> [Given task] Starting at the first line of the listing below, repeat each line up to and including the one containing "ax.spines[s].set_zorder(5)". Leave out pictures.

> [Data section]
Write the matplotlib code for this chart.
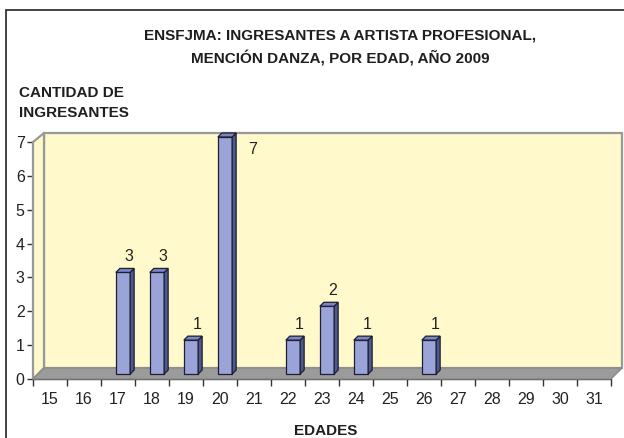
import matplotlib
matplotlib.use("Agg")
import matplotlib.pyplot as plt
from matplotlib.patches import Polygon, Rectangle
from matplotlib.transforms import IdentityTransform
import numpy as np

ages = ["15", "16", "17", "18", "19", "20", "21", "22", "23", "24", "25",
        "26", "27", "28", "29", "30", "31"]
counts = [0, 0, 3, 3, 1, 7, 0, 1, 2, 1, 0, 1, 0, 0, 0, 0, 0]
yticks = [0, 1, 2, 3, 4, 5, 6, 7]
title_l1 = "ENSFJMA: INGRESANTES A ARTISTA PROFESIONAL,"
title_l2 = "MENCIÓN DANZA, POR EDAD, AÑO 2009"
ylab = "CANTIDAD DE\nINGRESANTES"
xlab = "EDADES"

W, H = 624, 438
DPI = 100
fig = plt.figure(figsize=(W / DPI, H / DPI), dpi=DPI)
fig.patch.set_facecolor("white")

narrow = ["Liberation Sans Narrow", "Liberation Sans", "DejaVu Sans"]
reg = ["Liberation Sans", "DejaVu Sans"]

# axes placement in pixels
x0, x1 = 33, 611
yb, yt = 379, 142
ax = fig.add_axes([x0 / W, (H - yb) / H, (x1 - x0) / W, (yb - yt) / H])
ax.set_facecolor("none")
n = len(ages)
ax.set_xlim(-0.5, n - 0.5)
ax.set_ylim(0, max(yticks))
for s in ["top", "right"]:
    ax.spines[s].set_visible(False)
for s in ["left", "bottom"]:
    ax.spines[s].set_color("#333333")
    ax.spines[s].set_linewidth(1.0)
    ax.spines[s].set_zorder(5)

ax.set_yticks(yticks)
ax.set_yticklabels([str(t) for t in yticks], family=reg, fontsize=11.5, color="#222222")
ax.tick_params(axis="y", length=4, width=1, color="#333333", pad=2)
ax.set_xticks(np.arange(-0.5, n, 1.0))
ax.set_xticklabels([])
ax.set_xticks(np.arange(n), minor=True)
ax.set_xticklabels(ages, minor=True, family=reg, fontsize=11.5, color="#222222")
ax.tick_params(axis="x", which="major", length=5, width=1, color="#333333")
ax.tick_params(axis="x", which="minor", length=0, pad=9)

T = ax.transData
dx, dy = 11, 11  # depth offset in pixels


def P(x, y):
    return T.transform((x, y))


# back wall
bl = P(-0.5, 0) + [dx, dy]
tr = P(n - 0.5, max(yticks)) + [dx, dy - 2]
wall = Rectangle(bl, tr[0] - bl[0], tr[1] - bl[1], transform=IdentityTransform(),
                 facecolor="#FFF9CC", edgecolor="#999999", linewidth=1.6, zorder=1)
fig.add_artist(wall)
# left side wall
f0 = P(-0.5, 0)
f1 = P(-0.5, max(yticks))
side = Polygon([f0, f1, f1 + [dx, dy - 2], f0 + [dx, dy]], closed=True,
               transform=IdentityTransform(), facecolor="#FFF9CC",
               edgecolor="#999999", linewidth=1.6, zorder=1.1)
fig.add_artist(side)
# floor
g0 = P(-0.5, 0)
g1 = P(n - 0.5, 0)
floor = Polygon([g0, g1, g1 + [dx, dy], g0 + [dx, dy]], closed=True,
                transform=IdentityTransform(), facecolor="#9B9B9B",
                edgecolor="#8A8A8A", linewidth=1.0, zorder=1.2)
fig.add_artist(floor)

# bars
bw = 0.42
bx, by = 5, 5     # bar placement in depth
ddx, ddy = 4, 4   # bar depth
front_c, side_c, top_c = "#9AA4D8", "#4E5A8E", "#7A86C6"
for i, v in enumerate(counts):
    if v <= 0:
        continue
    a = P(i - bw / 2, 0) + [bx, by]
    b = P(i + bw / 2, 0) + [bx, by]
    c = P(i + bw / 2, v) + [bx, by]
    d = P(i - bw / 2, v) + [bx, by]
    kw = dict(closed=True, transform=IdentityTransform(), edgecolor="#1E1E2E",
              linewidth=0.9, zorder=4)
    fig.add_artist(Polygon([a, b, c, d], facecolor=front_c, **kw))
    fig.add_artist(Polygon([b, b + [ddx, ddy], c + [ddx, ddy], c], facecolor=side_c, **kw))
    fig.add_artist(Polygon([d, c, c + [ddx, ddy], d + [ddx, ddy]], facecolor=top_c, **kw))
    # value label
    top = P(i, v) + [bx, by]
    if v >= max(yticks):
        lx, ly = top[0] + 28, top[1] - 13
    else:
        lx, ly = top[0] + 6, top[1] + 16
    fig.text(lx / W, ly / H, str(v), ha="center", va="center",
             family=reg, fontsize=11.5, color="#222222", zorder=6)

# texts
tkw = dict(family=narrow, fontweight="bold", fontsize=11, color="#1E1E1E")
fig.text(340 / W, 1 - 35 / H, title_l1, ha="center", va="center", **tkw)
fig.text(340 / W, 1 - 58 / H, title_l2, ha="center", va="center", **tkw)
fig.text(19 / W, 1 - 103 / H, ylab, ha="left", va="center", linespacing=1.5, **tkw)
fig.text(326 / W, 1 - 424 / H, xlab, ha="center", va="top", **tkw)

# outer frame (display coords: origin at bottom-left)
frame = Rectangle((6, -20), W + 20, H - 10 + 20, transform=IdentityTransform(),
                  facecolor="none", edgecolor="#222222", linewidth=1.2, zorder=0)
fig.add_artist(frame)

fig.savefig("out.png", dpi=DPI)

> [The answer]
Write the matplotlib code for this chart.
import matplotlib
matplotlib.use("Agg")
import matplotlib.pyplot as plt
from matplotlib.patches import Polygon, Rectangle
from matplotlib.transforms import IdentityTransform
import numpy as np

ages = ["15", "16", "17", "18", "19", "20", "21", "22", "23", "24", "25",
        "26", "27", "28", "29", "30", "31"]
counts = [0, 0, 3, 3, 1, 7, 0, 1, 2, 1, 0, 1, 0, 0, 0, 0, 0]
yticks = [0, 1, 2, 3, 4, 5, 6, 7]
title_l1 = "ENSFJMA: INGRESANTES A ARTISTA PROFESIONAL,"
title_l2 = "MENCIÓN DANZA, POR EDAD, AÑO 2009"
ylab = "CANTIDAD DE\nINGRESANTES"
xlab = "EDADES"

W, H = 624, 438
DPI = 100
fig = plt.figure(figsize=(W / DPI, H / DPI), dpi=DPI)
fig.patch.set_facecolor("white")

narrow = ["Liberation Sans Narrow", "Liberation Sans", "DejaVu Sans"]
reg = ["Liberation Sans", "DejaVu Sans"]

# axes placement in pixels
x0, x1 = 33, 611
yb, yt = 379, 142
ax = fig.add_axes([x0 / W, (H - yb) / H, (x1 - x0) / W, (yb - yt) / H])
ax.set_facecolor("none")
n = len(ages)
ax.set_xlim(-0.5, n - 0.5)
ax.set_ylim(0, max(yticks))
for s in ["top", "right"]:
    ax.spines[s].set_visible(False)
for s in ["left", "bottom"]:
    ax.spines[s].set_color("#333333")
    ax.spines[s].set_linewidth(1.0)
    ax.spines[s].set_zorder(5)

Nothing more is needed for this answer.